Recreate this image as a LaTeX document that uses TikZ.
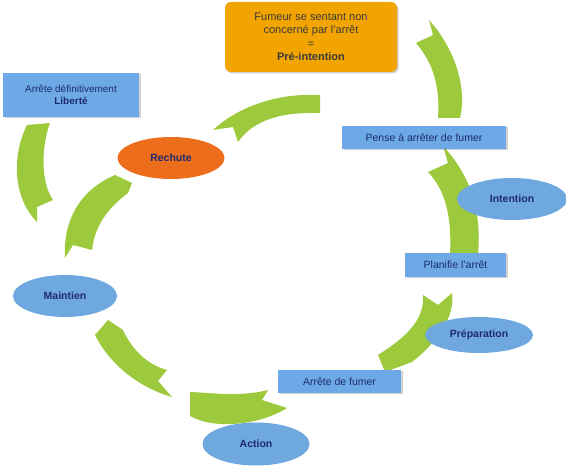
\documentclass[tikz,border=0pt]{standalone}
\usepackage{fontspec}
\setmainfont{Liberation Sans}
\usetikzlibrary{shapes.geometric,shadows}
\definecolor{agreen}{HTML}{9DCA3C}
\definecolor{boxblue}{HTML}{6DA9E6}
\definecolor{ellblue}{HTML}{6FA7DF}
\definecolor{navy}{HTML}{1F2B6E}
\definecolor{gold}{HTML}{F2A500}
\definecolor{rorange}{HTML}{EC6D1C}
\definecolor{dgray}{HTML}{3A3A3A}
\begin{document}
\begin{tikzpicture}[x=1pt,y=-1pt,
 arr/.style={fill=agreen, draw=none},
 boxshadow/.style={drop shadow={shadow xshift=1.5pt, shadow yshift=-1.5pt, opacity=0.18, fill=black}},
 box/.style={rectangle, fill=boxblue, draw=none, text=navy, font=\fontsize{10}{12.5}\selectfont, align=center, inner sep=0pt, boxshadow},
 ell/.style={ellipse, fill=ellblue, draw=none, text=navy, font=\bfseries\fontsize{10.5}{12}\selectfont, inner sep=0pt}]
\path[use as bounding box] (0,0) rectangle (566,468);

% green curved arrows
\fill[arr] (416,43) -- (433,35) -- (429,20) .. controls (452,45) and (468,85) .. (460,118) -- (438,118) .. controls (440,90) and (435,65) .. (416,43) -- cycle;
\fill[arr] (443,146) .. controls (470,175) and (482,210) .. (478,255) -- (450,255) .. controls (452,215) and (445,190) .. (428,172) -- (448,163) -- cycle;
\fill[arr] (423,295) -- (438,305) -- (452,293) .. controls (455,315) and (440,340) .. (412,362) -- (385,372) -- (378,355) .. controls (405,338) and (425,320) .. (423,295) -- cycle;
\fill[arr] (268,390) .. controls (240,397) and (215,393) .. (190,392) -- (190,416) .. controls (215,430) and (260,425) .. (287,408) -- (262,400) -- cycle;
\fill[arr] (95,335) -- (108,320) -- (123,330) .. controls (132,350) and (148,365) .. (167,370) -- (158,381) -- (172,397) .. controls (140,388) and (110,365) .. (95,335) -- cycle;
\fill[arr] (65,258) .. controls (63,220) and (80,190) .. (115,175) -- (132,183) -- (128,193) .. controls (108,208) and (95,225) .. (92,250) -- (73,245) -- cycle;
\fill[arr] (27,125) -- (50,123) .. controls (40,150) and (42,185) .. (53,200) -- (37,207) -- (37,222) .. controls (15,200) and (10,160) .. (27,125) -- cycle;
\fill[arr] (213,130) .. controls (240,105) and (280,93) .. (320,95) -- (320,113) .. controls (285,112) and (255,118) .. (238,142) -- (233,127) -- cycle;

% boxes
\node[rectangle, rounded corners=6pt, fill=gold, text=dgray, align=center, inner sep=0pt, minimum width=172pt, minimum height=70pt, font=\fontsize{11}{13.5}\selectfont, boxshadow] (pre) at (311,37) {Fumeur se sentant non\\concerné par l’arrêt\\=\\\textbf{Pré-intention}};
\node[box, minimum width=136pt, minimum height=44pt] (lib) at (71,95) {Arrête définitivement\\\textbf{Liberté}};
\node[box, minimum width=164pt, minimum height=23pt, font=\fontsize{10.5}{12.5}\selectfont] (pense) at (424,137.5) {Pense à arrêter de fumer};
\node[box, minimum width=101pt, minimum height=24pt, font=\fontsize{10.5}{12.5}\selectfont] (plan) at (455.5,265) {Planifie l’arrêt};
\node[box, minimum width=123pt, minimum height=23pt, font=\fontsize{10.5}{12.5}\selectfont] (arret) at (339.5,381.5) {Arrête de fumer};

% ellipses
\node[ell, minimum width=110pt, minimum height=42pt] (int) at (512,199) {Intention};
\node[ell, minimum width=108pt, minimum height=36pt] (prep) at (479,335) {Préparation};
\node[ell, minimum width=107pt, minimum height=43pt] (act) at (256,444) {Action};
\node[ell, minimum width=104pt, minimum height=42pt] (main) at (65,296) {Maintien};
\node[ell, fill=rorange, minimum width=107pt, minimum height=42pt] (rech) at (171,158) {Rechute};
\end{tikzpicture}
\end{document}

* _Task to complete_
Pictures stay out. Print the data exactly, from its first line through the line containing "(0,0) rectangle (566,468);".

* _The solution_
Recreate this image as a LaTeX document that uses TikZ.
\documentclass[tikz,border=0pt]{standalone}
\usepackage{fontspec}
\setmainfont{Liberation Sans}
\usetikzlibrary{shapes.geometric,shadows}
\definecolor{agreen}{HTML}{9DCA3C}
\definecolor{boxblue}{HTML}{6DA9E6}
\definecolor{ellblue}{HTML}{6FA7DF}
\definecolor{navy}{HTML}{1F2B6E}
\definecolor{gold}{HTML}{F2A500}
\definecolor{rorange}{HTML}{EC6D1C}
\definecolor{dgray}{HTML}{3A3A3A}
\begin{document}
\begin{tikzpicture}[x=1pt,y=-1pt,
 arr/.style={fill=agreen, draw=none},
 boxshadow/.style={drop shadow={shadow xshift=1.5pt, shadow yshift=-1.5pt, opacity=0.18, fill=black}},
 box/.style={rectangle, fill=boxblue, draw=none, text=navy, font=\fontsize{10}{12.5}\selectfont, align=center, inner sep=0pt, boxshadow},
 ell/.style={ellipse, fill=ellblue, draw=none, text=navy, font=\bfseries\fontsize{10.5}{12}\selectfont, inner sep=0pt}]
\path[use as bounding box] (0,0) rectangle (566,468);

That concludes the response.